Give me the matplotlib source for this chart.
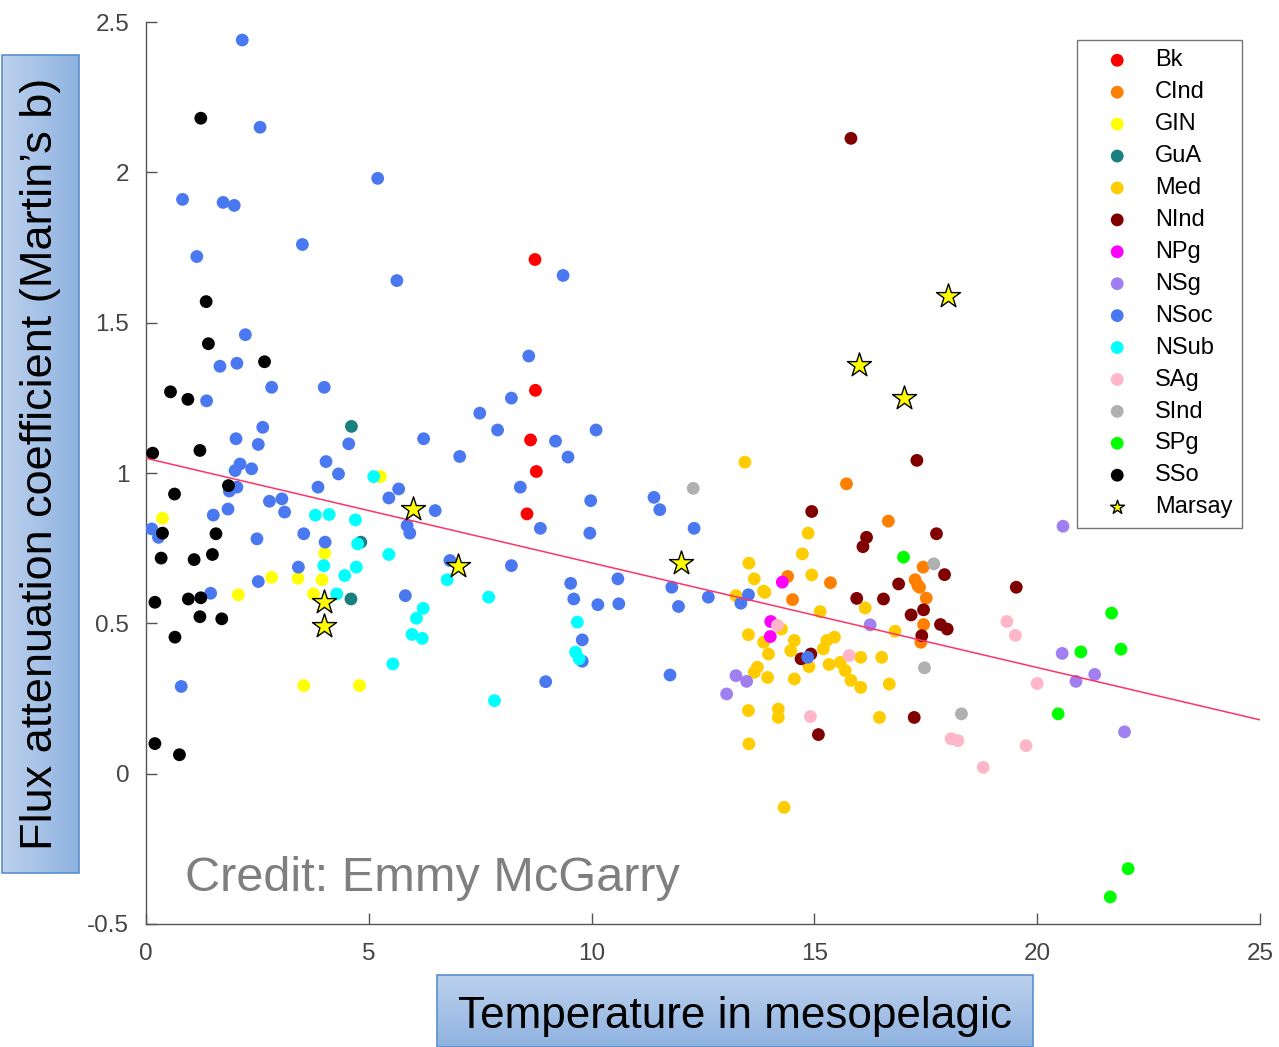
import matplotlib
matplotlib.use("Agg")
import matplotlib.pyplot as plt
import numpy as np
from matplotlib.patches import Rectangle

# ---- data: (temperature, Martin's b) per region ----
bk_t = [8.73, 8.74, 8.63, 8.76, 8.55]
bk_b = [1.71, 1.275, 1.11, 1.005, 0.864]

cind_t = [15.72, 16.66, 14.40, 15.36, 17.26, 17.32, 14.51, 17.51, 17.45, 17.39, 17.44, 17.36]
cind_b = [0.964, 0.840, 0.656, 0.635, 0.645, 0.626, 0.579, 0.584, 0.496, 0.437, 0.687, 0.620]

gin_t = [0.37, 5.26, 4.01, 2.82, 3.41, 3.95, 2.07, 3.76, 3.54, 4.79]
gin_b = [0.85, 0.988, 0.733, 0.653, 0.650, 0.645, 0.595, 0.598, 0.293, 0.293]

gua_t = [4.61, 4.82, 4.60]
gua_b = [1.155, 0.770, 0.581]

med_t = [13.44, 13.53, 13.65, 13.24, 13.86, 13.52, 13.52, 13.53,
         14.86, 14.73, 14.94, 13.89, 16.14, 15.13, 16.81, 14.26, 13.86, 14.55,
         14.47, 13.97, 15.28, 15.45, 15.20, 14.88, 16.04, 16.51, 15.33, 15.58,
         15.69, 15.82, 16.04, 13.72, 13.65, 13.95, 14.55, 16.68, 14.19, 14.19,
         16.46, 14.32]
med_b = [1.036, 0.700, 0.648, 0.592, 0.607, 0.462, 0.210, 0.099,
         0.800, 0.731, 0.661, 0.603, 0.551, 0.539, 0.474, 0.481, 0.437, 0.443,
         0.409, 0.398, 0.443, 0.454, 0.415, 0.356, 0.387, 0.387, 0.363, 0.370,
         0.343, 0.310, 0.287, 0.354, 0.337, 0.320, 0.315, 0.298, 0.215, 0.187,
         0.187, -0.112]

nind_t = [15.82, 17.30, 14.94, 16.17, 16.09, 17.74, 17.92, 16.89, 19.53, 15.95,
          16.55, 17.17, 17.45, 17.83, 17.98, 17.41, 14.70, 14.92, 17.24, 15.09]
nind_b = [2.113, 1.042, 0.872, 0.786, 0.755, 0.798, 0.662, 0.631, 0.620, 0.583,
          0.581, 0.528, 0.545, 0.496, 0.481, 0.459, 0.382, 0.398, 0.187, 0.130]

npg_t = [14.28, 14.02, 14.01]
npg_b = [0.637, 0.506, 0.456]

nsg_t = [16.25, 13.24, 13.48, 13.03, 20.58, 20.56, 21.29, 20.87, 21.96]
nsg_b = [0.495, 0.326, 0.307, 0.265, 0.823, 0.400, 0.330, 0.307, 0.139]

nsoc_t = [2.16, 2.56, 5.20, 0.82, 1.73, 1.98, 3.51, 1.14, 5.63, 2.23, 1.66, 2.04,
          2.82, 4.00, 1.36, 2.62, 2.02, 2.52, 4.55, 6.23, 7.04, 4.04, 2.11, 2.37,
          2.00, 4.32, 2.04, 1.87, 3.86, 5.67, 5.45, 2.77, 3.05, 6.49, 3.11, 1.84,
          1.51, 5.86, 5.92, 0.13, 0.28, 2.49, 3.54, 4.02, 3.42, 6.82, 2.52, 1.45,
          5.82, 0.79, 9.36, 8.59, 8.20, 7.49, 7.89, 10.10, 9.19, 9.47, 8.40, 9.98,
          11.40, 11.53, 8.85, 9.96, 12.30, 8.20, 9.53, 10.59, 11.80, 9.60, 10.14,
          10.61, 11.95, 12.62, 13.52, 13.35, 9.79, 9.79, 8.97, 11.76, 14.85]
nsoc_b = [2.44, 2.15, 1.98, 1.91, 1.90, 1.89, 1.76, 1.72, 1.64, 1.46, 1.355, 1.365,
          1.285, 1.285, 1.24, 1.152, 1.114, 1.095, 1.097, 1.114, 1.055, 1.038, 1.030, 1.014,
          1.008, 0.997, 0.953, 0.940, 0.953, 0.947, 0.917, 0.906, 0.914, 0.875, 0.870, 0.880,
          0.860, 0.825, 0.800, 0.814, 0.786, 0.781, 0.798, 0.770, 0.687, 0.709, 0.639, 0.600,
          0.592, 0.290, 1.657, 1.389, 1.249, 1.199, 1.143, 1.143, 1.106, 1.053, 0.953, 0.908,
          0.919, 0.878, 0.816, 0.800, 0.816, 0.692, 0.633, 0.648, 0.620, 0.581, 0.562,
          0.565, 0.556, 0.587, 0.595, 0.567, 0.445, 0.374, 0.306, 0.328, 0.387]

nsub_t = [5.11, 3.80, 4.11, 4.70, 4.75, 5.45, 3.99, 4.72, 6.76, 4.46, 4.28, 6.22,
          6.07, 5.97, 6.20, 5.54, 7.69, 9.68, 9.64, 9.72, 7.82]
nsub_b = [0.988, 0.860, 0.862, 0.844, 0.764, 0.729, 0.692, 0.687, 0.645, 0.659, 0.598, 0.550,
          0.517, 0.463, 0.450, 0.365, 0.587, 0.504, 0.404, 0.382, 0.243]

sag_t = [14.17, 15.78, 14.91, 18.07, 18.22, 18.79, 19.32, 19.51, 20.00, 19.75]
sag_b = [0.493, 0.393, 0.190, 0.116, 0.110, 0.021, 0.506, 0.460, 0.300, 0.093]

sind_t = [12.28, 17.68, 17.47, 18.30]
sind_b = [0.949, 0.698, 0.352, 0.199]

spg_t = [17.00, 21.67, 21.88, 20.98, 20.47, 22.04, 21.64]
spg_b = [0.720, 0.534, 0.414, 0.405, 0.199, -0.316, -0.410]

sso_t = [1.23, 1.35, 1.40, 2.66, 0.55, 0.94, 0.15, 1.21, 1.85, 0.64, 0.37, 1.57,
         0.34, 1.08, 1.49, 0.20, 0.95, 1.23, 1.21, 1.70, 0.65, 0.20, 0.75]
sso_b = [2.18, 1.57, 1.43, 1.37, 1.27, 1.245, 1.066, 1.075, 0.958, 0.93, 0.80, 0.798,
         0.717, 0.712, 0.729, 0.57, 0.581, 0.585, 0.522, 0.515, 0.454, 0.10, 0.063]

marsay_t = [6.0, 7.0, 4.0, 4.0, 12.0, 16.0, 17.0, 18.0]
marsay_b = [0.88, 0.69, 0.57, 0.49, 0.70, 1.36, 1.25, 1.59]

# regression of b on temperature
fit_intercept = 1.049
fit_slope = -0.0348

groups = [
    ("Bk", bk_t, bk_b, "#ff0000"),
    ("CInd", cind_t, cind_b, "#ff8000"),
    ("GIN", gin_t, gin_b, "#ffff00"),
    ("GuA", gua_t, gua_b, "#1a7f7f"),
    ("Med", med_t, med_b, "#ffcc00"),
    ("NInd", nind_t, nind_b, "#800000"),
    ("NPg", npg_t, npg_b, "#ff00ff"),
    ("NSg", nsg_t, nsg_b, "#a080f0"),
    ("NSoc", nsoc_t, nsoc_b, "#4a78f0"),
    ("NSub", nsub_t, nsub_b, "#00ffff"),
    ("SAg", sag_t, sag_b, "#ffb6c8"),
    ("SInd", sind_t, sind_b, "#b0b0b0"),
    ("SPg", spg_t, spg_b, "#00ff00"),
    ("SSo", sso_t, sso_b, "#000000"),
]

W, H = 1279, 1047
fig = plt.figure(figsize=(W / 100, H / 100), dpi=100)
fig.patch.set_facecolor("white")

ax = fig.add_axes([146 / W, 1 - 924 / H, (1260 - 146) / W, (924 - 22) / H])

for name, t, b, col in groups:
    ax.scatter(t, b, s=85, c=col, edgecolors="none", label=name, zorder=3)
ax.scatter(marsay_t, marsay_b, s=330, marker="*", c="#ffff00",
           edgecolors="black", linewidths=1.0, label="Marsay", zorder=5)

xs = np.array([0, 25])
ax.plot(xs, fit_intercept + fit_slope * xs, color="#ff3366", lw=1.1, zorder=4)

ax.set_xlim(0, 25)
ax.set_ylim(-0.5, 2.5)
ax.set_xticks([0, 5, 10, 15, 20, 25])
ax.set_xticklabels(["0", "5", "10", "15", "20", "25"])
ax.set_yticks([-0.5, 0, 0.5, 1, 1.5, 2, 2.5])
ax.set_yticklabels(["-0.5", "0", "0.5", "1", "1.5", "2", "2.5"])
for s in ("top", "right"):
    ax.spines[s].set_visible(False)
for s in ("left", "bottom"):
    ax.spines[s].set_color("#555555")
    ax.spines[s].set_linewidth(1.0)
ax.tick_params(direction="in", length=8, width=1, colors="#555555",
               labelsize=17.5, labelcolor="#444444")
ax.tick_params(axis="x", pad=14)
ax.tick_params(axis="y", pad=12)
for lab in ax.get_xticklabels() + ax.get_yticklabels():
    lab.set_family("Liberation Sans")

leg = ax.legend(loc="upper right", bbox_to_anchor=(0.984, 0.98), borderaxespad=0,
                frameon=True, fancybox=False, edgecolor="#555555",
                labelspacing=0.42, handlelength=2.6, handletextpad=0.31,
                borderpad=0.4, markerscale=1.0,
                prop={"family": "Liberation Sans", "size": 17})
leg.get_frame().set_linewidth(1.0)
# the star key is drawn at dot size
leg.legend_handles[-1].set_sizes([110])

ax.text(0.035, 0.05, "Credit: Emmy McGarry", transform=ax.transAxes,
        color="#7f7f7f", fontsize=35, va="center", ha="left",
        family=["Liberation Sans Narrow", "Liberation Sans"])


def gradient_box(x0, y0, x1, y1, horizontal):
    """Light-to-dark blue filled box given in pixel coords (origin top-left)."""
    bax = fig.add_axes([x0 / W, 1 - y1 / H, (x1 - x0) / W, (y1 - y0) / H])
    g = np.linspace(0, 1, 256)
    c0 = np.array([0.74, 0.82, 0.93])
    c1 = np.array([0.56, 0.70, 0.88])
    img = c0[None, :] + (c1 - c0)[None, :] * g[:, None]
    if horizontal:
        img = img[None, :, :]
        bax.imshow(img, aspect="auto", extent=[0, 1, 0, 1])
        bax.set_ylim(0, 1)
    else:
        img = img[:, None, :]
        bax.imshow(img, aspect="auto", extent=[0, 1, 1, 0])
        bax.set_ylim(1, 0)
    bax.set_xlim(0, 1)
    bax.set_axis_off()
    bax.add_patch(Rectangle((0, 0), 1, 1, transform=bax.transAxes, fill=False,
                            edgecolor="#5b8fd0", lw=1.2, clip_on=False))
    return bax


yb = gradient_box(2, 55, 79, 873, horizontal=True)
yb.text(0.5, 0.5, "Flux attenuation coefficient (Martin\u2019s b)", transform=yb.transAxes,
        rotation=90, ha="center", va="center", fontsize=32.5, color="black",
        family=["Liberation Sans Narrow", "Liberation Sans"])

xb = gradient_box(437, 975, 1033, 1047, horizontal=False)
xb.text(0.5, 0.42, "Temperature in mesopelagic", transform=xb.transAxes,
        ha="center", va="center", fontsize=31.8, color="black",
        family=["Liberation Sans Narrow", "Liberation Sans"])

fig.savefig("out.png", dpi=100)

_ _ _

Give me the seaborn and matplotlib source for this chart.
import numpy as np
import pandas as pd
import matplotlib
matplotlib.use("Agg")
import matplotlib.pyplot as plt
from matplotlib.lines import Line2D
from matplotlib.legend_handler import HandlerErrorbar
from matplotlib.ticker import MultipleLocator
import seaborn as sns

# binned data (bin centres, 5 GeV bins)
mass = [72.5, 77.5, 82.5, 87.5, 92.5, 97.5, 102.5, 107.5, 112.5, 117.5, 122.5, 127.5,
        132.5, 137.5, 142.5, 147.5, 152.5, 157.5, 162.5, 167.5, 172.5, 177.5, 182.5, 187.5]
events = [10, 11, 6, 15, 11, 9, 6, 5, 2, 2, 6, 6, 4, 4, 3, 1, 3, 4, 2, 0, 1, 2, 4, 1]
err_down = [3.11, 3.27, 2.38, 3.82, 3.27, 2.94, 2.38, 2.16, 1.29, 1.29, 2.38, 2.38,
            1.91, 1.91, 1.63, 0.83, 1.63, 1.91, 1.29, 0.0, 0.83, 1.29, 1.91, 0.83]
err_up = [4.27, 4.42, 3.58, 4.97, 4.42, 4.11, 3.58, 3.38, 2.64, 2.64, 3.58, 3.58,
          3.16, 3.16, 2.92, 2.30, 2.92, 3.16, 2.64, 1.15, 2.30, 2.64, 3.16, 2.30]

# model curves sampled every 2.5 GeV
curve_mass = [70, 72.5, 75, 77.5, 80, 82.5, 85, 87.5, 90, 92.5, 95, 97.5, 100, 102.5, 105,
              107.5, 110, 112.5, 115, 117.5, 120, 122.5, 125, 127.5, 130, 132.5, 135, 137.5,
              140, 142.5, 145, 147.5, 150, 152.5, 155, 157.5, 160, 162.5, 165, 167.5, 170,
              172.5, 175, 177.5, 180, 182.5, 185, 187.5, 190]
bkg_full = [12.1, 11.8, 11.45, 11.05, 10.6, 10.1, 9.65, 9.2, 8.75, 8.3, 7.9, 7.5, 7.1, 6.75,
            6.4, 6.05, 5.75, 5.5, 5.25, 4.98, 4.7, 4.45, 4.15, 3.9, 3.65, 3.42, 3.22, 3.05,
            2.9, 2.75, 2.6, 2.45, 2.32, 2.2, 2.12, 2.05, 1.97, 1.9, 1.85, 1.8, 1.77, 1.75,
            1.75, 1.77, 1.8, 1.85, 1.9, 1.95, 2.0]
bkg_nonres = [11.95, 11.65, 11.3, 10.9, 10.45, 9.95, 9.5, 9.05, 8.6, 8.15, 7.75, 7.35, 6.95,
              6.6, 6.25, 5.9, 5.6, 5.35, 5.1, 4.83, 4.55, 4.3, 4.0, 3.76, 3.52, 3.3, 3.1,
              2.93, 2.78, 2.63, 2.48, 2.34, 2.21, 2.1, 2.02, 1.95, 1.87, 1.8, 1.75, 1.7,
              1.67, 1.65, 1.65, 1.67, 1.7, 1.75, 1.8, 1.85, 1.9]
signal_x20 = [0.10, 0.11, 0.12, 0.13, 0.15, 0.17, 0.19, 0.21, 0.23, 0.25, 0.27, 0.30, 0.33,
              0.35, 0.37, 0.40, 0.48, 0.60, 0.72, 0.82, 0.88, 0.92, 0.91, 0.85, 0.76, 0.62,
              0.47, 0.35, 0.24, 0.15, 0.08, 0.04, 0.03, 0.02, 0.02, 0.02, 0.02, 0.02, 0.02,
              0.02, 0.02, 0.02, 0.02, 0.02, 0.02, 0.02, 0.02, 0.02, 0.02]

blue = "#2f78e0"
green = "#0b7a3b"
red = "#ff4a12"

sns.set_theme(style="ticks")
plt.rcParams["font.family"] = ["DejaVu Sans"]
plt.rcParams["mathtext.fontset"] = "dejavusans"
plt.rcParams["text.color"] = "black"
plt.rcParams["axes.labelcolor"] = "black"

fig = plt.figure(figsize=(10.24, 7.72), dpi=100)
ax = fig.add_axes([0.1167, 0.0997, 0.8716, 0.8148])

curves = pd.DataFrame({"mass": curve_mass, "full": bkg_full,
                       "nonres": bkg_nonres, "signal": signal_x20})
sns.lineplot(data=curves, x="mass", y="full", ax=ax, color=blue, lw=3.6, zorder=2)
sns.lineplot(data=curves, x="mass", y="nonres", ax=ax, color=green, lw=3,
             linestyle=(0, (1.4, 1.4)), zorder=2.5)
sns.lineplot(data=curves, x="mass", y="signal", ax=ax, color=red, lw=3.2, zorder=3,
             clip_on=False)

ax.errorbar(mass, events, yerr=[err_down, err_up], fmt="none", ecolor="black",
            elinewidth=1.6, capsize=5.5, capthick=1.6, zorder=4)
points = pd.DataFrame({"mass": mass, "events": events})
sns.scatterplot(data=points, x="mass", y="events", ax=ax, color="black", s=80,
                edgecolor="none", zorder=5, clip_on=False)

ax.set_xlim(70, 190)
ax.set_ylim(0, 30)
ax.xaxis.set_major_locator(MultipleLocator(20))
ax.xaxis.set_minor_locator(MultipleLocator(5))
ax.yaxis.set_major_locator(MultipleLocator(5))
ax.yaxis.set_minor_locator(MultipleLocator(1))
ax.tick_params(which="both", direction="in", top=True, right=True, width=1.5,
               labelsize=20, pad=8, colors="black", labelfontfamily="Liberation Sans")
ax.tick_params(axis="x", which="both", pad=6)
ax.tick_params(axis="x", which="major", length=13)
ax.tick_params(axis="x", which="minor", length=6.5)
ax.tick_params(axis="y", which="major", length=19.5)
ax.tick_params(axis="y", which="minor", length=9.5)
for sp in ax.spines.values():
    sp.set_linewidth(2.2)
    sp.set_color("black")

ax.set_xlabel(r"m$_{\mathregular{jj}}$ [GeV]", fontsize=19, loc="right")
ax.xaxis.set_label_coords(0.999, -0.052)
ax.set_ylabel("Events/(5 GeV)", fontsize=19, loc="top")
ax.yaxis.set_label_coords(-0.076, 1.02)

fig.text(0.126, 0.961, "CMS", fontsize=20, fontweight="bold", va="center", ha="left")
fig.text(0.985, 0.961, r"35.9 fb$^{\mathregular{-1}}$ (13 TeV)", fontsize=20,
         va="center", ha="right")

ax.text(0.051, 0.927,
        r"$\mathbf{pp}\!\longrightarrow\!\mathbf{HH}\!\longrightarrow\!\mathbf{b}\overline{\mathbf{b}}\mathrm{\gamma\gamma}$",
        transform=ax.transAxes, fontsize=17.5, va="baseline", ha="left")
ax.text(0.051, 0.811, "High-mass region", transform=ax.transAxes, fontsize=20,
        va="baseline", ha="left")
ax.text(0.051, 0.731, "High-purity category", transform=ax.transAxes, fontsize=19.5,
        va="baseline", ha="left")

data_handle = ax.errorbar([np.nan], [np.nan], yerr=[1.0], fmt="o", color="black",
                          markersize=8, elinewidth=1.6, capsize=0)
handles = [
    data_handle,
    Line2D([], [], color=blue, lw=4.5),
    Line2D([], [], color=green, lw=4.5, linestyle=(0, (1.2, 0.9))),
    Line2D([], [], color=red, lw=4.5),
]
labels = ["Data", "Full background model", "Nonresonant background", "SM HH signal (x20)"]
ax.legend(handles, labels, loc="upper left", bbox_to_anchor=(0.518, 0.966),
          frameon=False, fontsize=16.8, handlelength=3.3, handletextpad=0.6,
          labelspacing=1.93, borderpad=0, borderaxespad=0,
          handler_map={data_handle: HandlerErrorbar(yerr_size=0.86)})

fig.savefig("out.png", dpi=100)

_ _ _

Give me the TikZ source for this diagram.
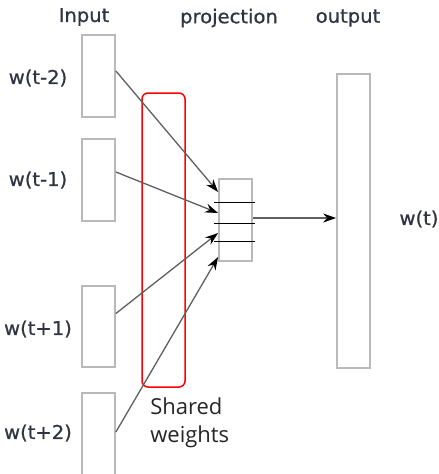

_ _ _

WHAT IS BEING ASKED:
The word "source" may appear on some lines. Report how many lines hold it, giving the number alone.

FULL RESPONSE:
3